## BEGIN
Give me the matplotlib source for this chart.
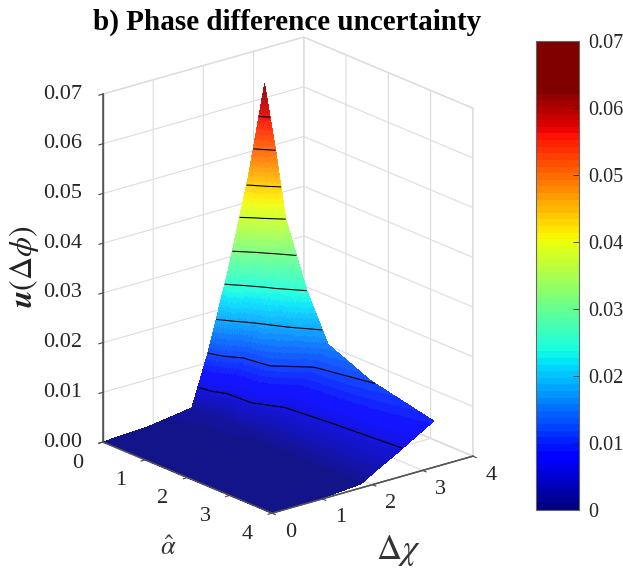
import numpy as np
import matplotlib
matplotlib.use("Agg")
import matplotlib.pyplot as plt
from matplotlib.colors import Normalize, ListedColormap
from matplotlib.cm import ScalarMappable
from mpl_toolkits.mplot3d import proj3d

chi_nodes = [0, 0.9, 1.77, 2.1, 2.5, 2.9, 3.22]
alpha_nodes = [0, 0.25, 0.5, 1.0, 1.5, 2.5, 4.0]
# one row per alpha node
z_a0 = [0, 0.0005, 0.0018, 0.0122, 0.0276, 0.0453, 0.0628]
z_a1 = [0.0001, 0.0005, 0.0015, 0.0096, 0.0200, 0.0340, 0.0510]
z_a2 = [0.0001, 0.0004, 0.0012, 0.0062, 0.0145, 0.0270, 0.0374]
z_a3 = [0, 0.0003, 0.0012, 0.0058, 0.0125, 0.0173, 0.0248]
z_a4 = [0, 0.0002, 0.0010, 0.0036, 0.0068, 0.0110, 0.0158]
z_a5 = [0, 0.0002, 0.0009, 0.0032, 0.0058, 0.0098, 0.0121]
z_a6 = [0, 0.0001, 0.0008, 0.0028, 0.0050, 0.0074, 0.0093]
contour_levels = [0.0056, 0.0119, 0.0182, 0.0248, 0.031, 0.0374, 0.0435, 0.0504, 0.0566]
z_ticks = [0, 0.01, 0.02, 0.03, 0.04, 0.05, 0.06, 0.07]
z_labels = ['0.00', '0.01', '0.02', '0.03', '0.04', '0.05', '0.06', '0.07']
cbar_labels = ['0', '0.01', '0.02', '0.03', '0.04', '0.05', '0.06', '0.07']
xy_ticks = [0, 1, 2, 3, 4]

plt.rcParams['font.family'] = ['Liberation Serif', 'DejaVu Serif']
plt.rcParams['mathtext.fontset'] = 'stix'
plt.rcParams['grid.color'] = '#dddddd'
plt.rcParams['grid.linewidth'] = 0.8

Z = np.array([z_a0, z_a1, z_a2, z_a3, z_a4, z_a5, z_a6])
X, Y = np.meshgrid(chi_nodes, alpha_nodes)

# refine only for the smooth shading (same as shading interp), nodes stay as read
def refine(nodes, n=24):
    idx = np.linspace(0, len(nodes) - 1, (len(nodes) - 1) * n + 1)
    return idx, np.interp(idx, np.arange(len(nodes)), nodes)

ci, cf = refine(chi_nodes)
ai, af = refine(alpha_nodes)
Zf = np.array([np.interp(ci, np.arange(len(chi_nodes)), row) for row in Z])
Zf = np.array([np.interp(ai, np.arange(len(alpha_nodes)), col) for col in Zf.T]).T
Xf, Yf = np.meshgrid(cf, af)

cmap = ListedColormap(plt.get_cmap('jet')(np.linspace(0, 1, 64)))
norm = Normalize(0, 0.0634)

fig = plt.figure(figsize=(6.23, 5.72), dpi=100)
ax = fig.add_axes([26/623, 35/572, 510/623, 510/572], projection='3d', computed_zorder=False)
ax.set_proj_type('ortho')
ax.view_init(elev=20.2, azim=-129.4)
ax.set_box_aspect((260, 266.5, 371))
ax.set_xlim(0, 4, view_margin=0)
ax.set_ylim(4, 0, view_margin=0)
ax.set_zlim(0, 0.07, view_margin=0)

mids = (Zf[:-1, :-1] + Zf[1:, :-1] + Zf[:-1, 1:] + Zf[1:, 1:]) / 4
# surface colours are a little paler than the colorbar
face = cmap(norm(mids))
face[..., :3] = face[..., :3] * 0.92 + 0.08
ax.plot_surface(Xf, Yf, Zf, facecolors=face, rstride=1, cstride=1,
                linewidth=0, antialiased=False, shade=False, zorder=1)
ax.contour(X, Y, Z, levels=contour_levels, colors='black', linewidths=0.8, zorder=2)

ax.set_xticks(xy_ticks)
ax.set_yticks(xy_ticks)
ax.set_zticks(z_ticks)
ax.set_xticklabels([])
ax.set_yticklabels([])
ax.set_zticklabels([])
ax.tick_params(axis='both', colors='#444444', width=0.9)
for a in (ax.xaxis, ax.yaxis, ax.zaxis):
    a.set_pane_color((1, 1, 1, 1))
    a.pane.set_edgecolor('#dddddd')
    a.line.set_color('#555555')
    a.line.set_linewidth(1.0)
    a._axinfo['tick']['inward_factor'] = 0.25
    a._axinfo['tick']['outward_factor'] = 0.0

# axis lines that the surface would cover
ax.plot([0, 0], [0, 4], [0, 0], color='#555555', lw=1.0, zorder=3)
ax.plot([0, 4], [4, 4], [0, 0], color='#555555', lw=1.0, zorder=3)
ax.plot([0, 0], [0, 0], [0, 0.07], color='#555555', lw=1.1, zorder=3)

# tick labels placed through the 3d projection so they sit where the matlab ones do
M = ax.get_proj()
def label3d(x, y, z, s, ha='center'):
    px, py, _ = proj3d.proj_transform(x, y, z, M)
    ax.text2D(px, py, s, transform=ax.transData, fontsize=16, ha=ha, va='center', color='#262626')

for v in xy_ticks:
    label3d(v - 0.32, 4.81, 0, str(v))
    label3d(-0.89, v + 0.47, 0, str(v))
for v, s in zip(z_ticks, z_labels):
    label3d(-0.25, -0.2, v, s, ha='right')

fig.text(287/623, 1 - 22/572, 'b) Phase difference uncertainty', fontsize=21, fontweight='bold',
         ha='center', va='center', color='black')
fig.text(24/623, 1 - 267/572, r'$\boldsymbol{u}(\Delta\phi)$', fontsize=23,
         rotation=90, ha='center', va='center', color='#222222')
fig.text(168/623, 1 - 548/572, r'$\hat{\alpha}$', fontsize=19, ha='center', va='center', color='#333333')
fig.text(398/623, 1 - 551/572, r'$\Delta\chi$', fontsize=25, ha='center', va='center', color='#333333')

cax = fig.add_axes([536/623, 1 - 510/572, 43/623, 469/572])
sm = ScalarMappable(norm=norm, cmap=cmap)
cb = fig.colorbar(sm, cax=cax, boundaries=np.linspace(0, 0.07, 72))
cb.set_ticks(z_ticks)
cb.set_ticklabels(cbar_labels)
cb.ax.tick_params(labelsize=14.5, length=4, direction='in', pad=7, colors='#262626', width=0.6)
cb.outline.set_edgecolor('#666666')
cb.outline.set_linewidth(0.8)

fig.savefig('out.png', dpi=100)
## END
= Required work =
Would you return the data exactly as written, without the pictures?

= The answer =
Give me the matplotlib source for this chart.
import numpy as np
import matplotlib
matplotlib.use("Agg")
import matplotlib.pyplot as plt
from matplotlib.colors import Normalize, ListedColormap
from matplotlib.cm import ScalarMappable
from mpl_toolkits.mplot3d import proj3d

chi_nodes = [0, 0.9, 1.77, 2.1, 2.5, 2.9, 3.22]
alpha_nodes = [0, 0.25, 0.5, 1.0, 1.5, 2.5, 4.0]
# one row per alpha node
z_a0 = [0, 0.0005, 0.0018, 0.0122, 0.0276, 0.0453, 0.0628]
z_a1 = [0.0001, 0.0005, 0.0015, 0.0096, 0.0200, 0.0340, 0.0510]
z_a2 = [0.0001, 0.0004, 0.0012, 0.0062, 0.0145, 0.0270, 0.0374]
z_a3 = [0, 0.0003, 0.0012, 0.0058, 0.0125, 0.0173, 0.0248]
z_a4 = [0, 0.0002, 0.0010, 0.0036, 0.0068, 0.0110, 0.0158]
z_a5 = [0, 0.0002, 0.0009, 0.0032, 0.0058, 0.0098, 0.0121]
z_a6 = [0, 0.0001, 0.0008, 0.0028, 0.0050, 0.0074, 0.0093]
contour_levels = [0.0056, 0.0119, 0.0182, 0.0248, 0.031, 0.0374, 0.0435, 0.0504, 0.0566]
z_ticks = [0, 0.01, 0.02, 0.03, 0.04, 0.05, 0.06, 0.07]
z_labels = ['0.00', '0.01', '0.02', '0.03', '0.04', '0.05', '0.06', '0.07']
cbar_labels = ['0', '0.01', '0.02', '0.03', '0.04', '0.05', '0.06', '0.07']
xy_ticks = [0, 1, 2, 3, 4]

plt.rcParams['font.family'] = ['Liberation Serif', 'DejaVu Serif']
plt.rcParams['mathtext.fontset'] = 'stix'
plt.rcParams['grid.color'] = '#dddddd'
plt.rcParams['grid.linewidth'] = 0.8

Z = np.array([z_a0, z_a1, z_a2, z_a3, z_a4, z_a5, z_a6])
X, Y = np.meshgrid(chi_nodes, alpha_nodes)

# refine only for the smooth shading (same as shading interp), nodes stay as read
def refine(nodes, n=24):
    idx = np.linspace(0, len(nodes) - 1, (len(nodes) - 1) * n + 1)
    return idx, np.interp(idx, np.arange(len(nodes)), nodes)

ci, cf = refine(chi_nodes)
ai, af = refine(alpha_nodes)
Zf = np.array([np.interp(ci, np.arange(len(chi_nodes)), row) for row in Z])
Zf = np.array([np.interp(ai, np.arange(len(alpha_nodes)), col) for col in Zf.T]).T
Xf, Yf = np.meshgrid(cf, af)

cmap = ListedColormap(plt.get_cmap('jet')(np.linspace(0, 1, 64)))
norm = Normalize(0, 0.0634)

fig = plt.figure(figsize=(6.23, 5.72), dpi=100)
ax = fig.add_axes([26/623, 35/572, 510/623, 510/572], projection='3d', computed_zorder=False)
ax.set_proj_type('ortho')
ax.view_init(elev=20.2, azim=-129.4)
ax.set_box_aspect((260, 266.5, 371))
ax.set_xlim(0, 4, view_margin=0)
ax.set_ylim(4, 0, view_margin=0)
ax.set_zlim(0, 0.07, view_margin=0)

mids = (Zf[:-1, :-1] + Zf[1:, :-1] + Zf[:-1, 1:] + Zf[1:, 1:]) / 4
# surface colours are a little paler than the colorbar
face = cmap(norm(mids))
face[..., :3] = face[..., :3] * 0.92 + 0.08
ax.plot_surface(Xf, Yf, Zf, facecolors=face, rstride=1, cstride=1,
                linewidth=0, antialiased=False, shade=False, zorder=1)
ax.contour(X, Y, Z, levels=contour_levels, colors='black', linewidths=0.8, zorder=2)

ax.set_xticks(xy_ticks)
ax.set_yticks(xy_ticks)
ax.set_zticks(z_ticks)
ax.set_xticklabels([])
ax.set_yticklabels([])
ax.set_zticklabels([])
ax.tick_params(axis='both', colors='#444444', width=0.9)
for a in (ax.xaxis, ax.yaxis, ax.zaxis):
    a.set_pane_color((1, 1, 1, 1))
    a.pane.set_edgecolor('#dddddd')
    a.line.set_color('#555555')
    a.line.set_linewidth(1.0)
    a._axinfo['tick']['inward_factor'] = 0.25
    a._axinfo['tick']['outward_factor'] = 0.0

# axis lines that the surface would cover
ax.plot([0, 0], [0, 4], [0, 0], color='#555555', lw=1.0, zorder=3)
ax.plot([0, 4], [4, 4], [0, 0], color='#555555', lw=1.0, zorder=3)
ax.plot([0, 0], [0, 0], [0, 0.07], color='#555555', lw=1.1, zorder=3)

# tick labels placed through the 3d projection so they sit where the matlab ones do
M = ax.get_proj()
def label3d(x, y, z, s, ha='center'):
    px, py, _ = proj3d.proj_transform(x, y, z, M)
    ax.text2D(px, py, s, transform=ax.transData, fontsize=16, ha=ha, va='center', color='#262626')

for v in xy_ticks:
    label3d(v - 0.32, 4.81, 0, str(v))
    label3d(-0.89, v + 0.47, 0, str(v))
for v, s in zip(z_ticks, z_labels):
    label3d(-0.25, -0.2, v, s, ha='right')

fig.text(287/623, 1 - 22/572, 'b) Phase difference uncertainty', fontsize=21, fontweight='bold',
         ha='center', va='center', color='black')
fig.text(24/623, 1 - 267/572, r'$\boldsymbol{u}(\Delta\phi)$', fontsize=23,
         rotation=90, ha='center', va='center', color='#222222')
fig.text(168/623, 1 - 548/572, r'$\hat{\alpha}$', fontsize=19, ha='center', va='center', color='#333333')
fig.text(398/623, 1 - 551/572, r'$\Delta\chi$', fontsize=25, ha='center', va='center', color='#333333')

cax = fig.add_axes([536/623, 1 - 510/572, 43/623, 469/572])
sm = ScalarMappable(norm=norm, cmap=cmap)
cb = fig.colorbar(sm, cax=cax, boundaries=np.linspace(0, 0.07, 72))
cb.set_ticks(z_ticks)
cb.set_ticklabels(cbar_labels)
cb.ax.tick_params(labelsize=14.5, length=4, direction='in', pad=7, colors='#262626', width=0.6)
cb.outline.set_edgecolor('#666666')
cb.outline.set_linewidth(0.8)

fig.savefig('out.png', dpi=100)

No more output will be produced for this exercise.